Raceway Park in Toledo and Northfield Park near Cleveland paid on time Tuesday. The other five tracks face late fees of $100,000 per day, according to the Ohio Lottery Commission.
Lottery officials said the remaining tracks still intend to make their first installments toward the $65 million licenses, though legal challenges have made lining up investors difficult.
The lottery intends to have slots operating at tracks by May.
Three separate lawsuits have been filed against Gov. Ted Strickland’s plan to allow racetrack slots to help beef up the state budget. For the two-year budget that started July 1, the state is banking on generating $933 million from the license fees and half of the revenue from 17,500 slot machines.
Critics said the missed deadline, combined with legal challenges and other issues, adds to concerns about the state’s decision and ability to use the slots to raise the needed revenue.
“We’re off to a very shaky start with this thing,” said state Rep. Ron Amstutz, R-Wooster, the top minority member of the House Finance Committee and part of a group challenging the slots proposal in court.

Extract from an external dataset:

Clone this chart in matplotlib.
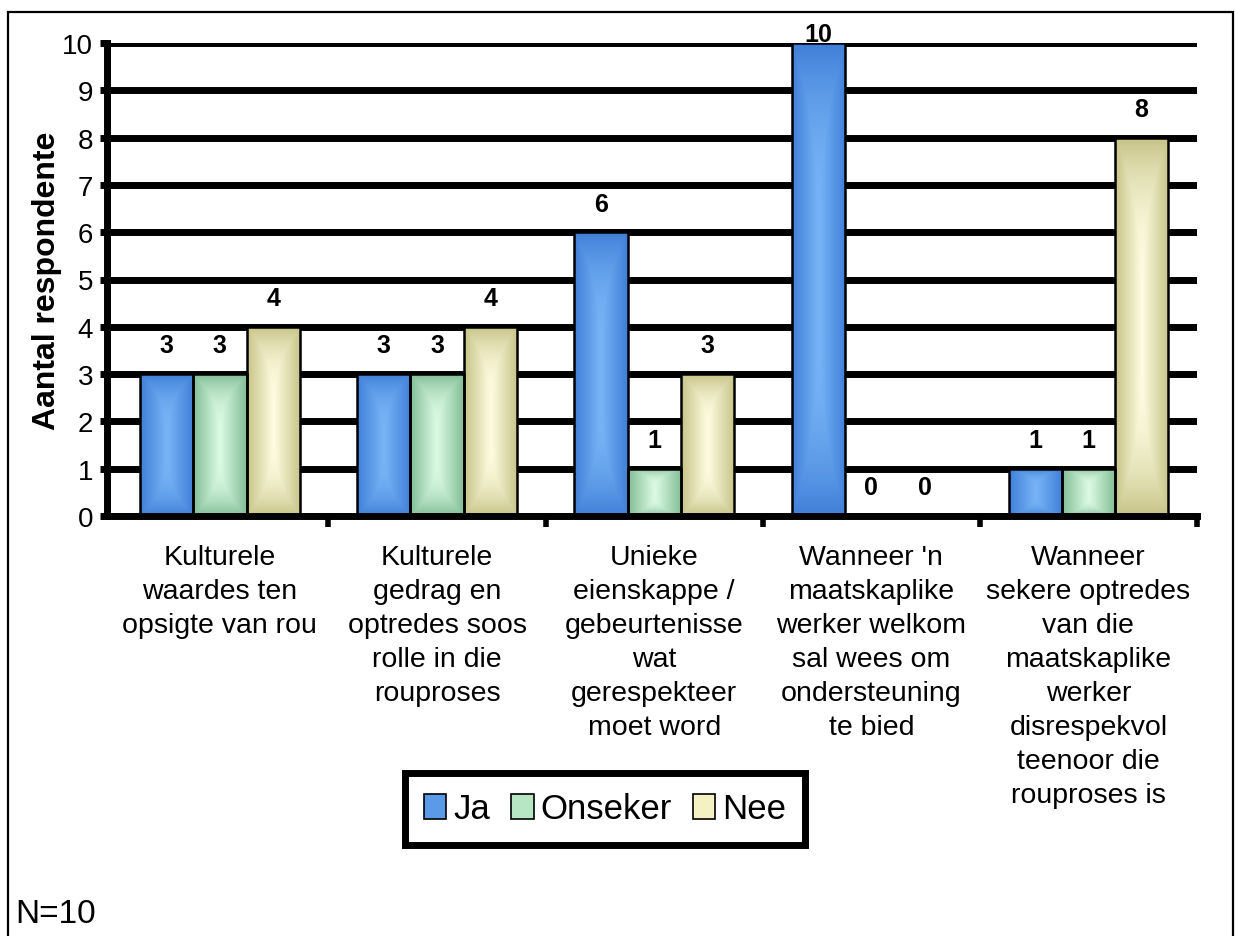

A poll released Tuesday shows that 60 percent of Ohio voters support the decision to install slot machines at racetracks, with 34 percent opposed. The Quinnipiac University telephone survey of 1,074 Ohio voters was taken between Sept. 10 and 13. The margin of error is plus or minus 3 percentage points.
Dan Gilbert, majority owner of the Cleveland Cavaliers, is pushing a ballot issue that would sanction the construction of casinos in four Ohio cities. He doesn’t think the racetrack slot machines will hurt the casino business.